CHALLENGE: Work out the number of lines in the listing that include the string "size". Reply with that number alone.

DATA EXTRACT:
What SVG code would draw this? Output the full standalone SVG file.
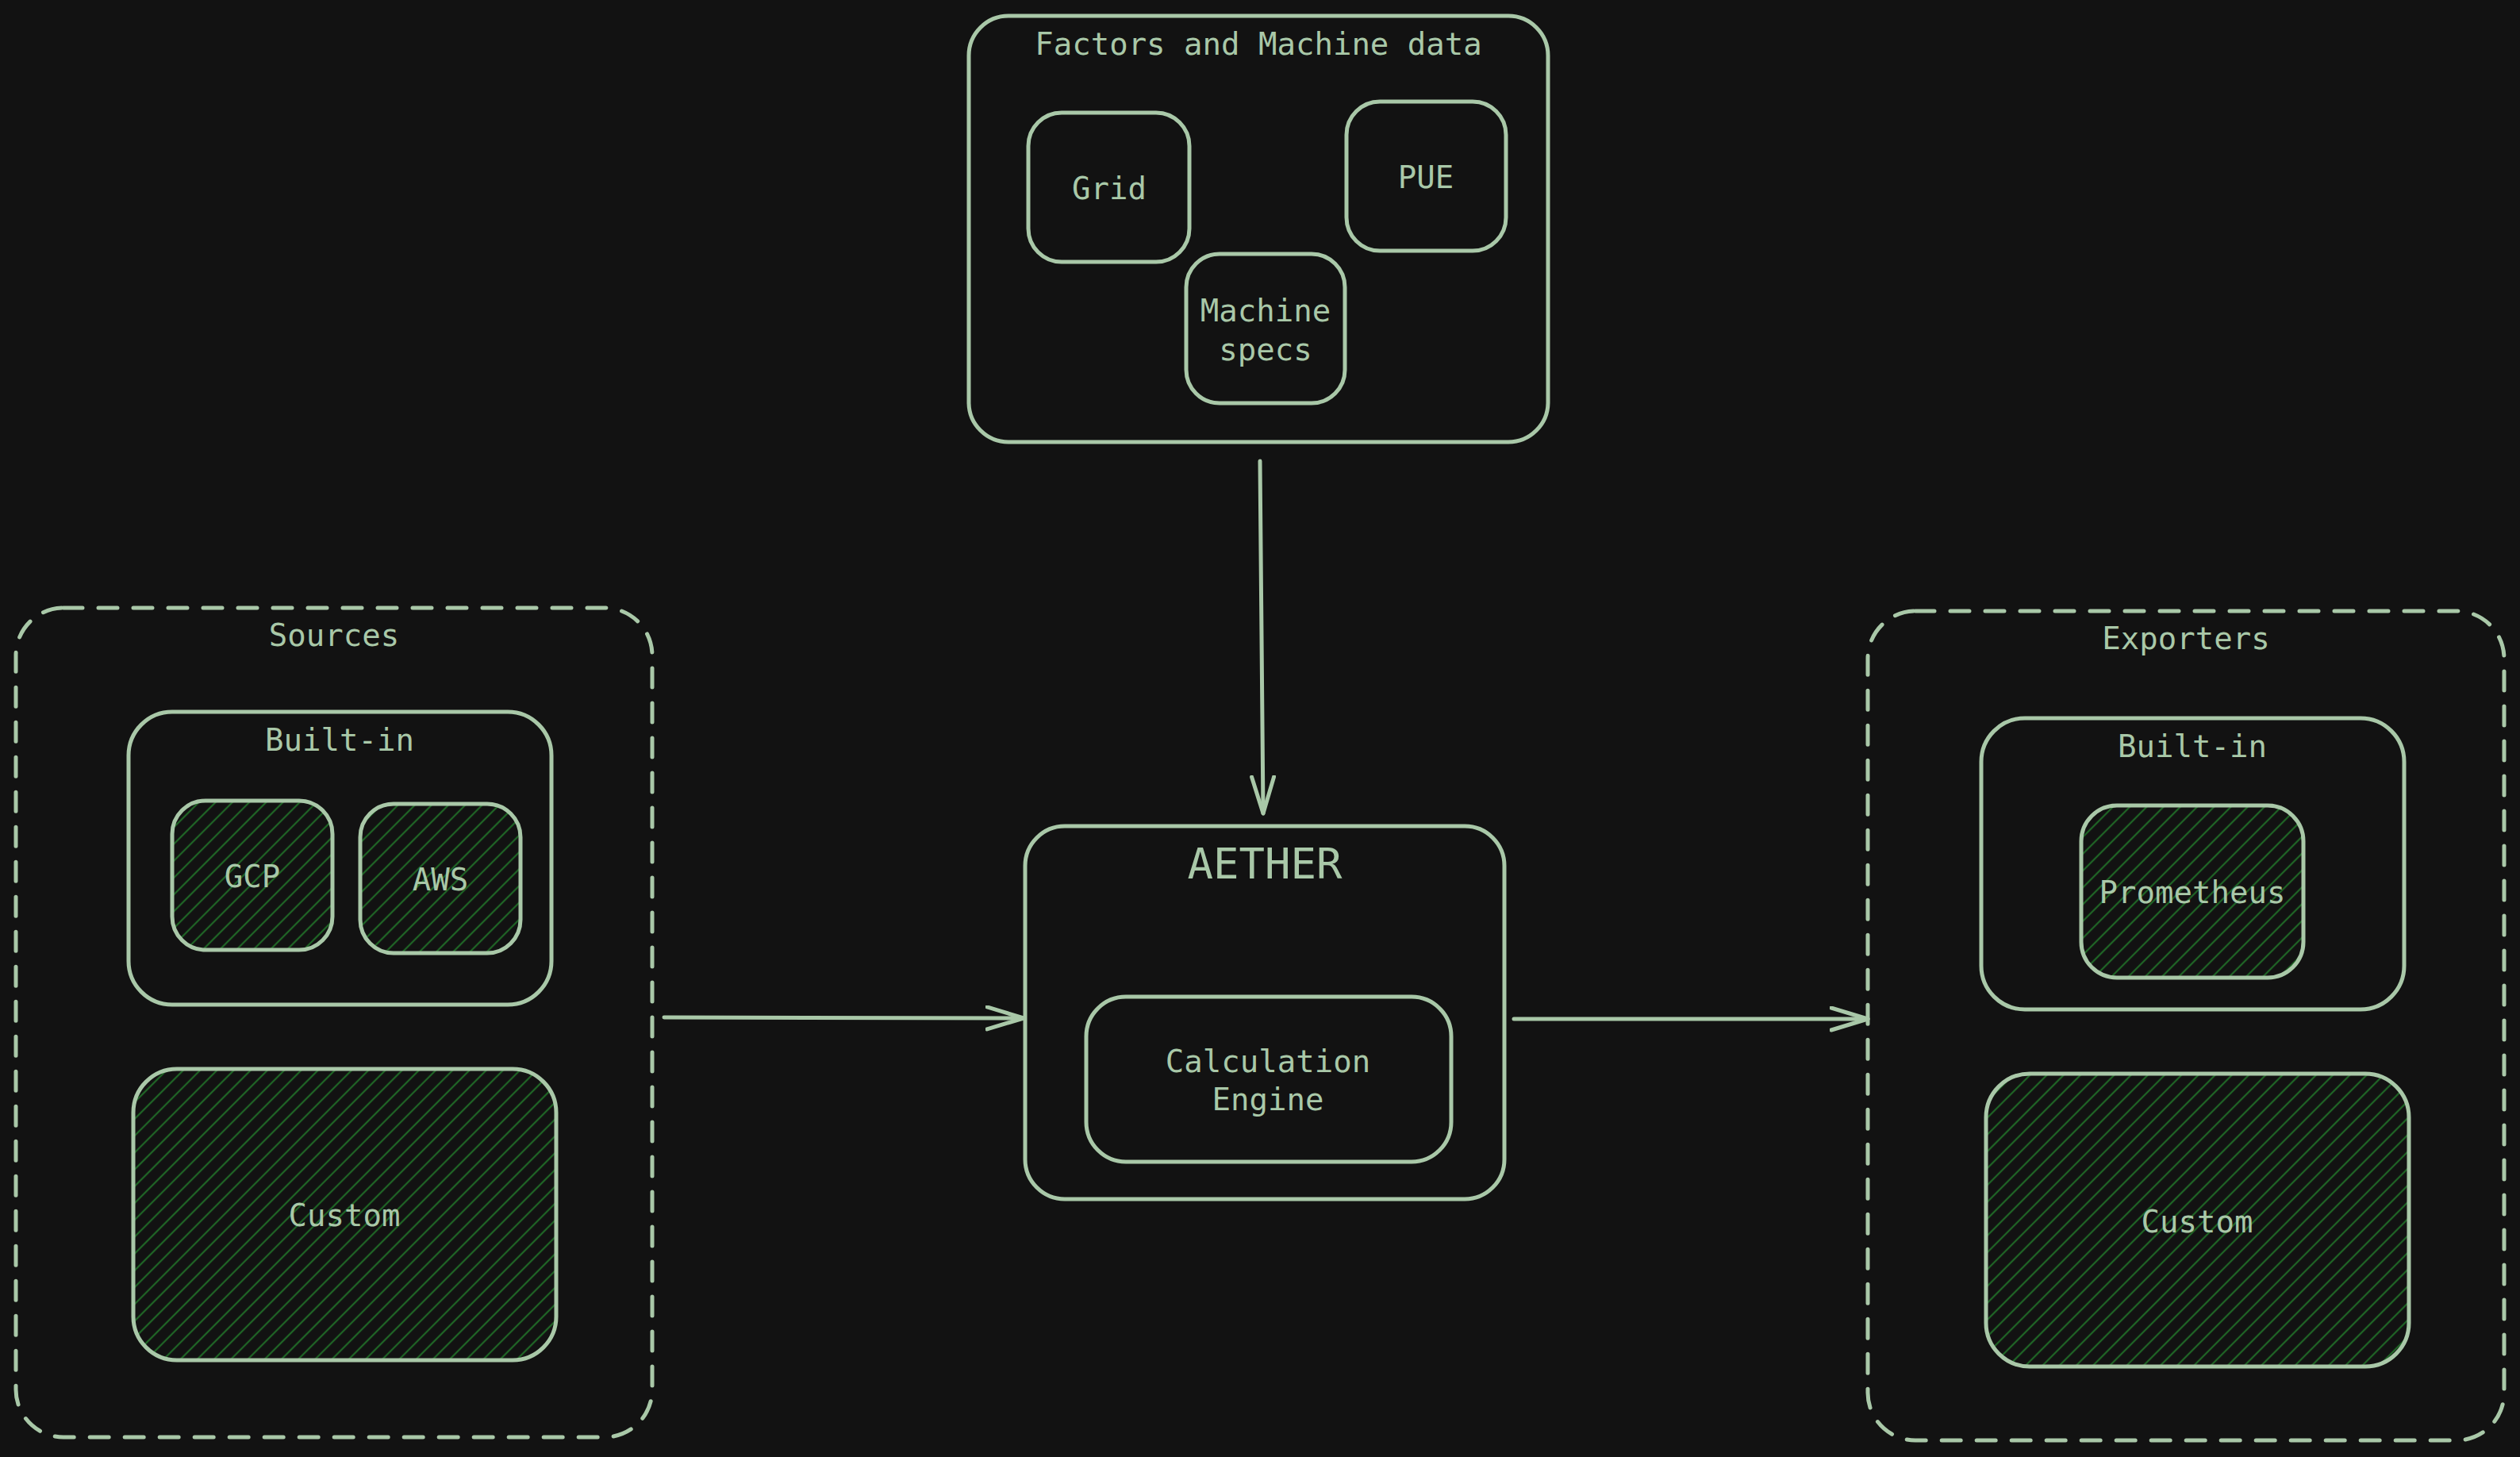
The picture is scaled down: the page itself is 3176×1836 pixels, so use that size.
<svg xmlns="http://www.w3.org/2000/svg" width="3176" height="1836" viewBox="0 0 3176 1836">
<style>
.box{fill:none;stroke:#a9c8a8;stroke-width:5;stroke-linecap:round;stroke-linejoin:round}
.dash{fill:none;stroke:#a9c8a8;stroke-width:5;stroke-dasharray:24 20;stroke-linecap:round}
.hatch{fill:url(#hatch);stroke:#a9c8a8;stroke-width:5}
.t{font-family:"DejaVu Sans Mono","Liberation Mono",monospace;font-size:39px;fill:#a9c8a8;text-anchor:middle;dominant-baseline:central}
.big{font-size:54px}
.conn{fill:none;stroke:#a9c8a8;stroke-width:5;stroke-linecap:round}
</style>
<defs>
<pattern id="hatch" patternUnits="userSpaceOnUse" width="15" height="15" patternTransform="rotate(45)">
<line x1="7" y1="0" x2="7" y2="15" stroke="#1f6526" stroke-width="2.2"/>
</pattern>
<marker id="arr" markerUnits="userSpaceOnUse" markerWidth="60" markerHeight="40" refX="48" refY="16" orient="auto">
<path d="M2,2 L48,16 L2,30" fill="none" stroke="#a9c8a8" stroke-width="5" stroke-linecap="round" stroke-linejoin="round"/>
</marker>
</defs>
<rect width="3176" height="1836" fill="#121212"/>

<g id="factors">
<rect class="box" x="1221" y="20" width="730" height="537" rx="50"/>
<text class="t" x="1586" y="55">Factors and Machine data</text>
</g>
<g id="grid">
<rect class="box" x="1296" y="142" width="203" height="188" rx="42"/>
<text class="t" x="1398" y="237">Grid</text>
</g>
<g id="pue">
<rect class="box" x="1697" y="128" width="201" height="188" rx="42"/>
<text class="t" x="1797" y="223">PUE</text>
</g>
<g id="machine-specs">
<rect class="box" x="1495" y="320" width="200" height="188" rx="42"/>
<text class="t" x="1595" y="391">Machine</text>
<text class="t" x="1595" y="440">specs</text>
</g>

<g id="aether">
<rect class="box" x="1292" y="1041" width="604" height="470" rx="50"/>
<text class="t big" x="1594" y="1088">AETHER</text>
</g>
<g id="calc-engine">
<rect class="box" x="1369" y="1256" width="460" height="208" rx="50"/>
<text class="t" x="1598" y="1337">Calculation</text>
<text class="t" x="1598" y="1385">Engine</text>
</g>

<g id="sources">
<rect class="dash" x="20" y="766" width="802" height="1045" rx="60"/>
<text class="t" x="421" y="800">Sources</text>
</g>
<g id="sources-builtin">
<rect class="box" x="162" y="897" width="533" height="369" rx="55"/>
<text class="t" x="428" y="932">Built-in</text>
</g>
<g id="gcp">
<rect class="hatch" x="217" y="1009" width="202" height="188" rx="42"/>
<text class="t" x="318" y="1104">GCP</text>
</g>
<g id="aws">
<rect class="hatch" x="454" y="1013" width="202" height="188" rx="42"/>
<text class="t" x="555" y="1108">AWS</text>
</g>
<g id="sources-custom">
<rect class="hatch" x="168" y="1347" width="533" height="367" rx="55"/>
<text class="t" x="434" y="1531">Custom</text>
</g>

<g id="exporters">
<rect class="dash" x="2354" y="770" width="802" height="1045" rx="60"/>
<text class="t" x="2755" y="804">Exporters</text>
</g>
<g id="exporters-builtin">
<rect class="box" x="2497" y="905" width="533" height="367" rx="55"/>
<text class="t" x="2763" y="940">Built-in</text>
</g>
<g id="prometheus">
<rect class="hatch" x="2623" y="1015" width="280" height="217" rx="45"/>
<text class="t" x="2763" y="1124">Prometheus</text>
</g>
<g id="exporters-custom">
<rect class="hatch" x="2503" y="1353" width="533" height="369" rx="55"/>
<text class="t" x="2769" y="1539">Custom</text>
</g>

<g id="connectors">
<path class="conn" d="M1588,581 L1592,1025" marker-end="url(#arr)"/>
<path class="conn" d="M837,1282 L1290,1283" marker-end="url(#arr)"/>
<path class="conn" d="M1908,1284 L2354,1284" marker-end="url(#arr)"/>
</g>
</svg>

REPLY: 3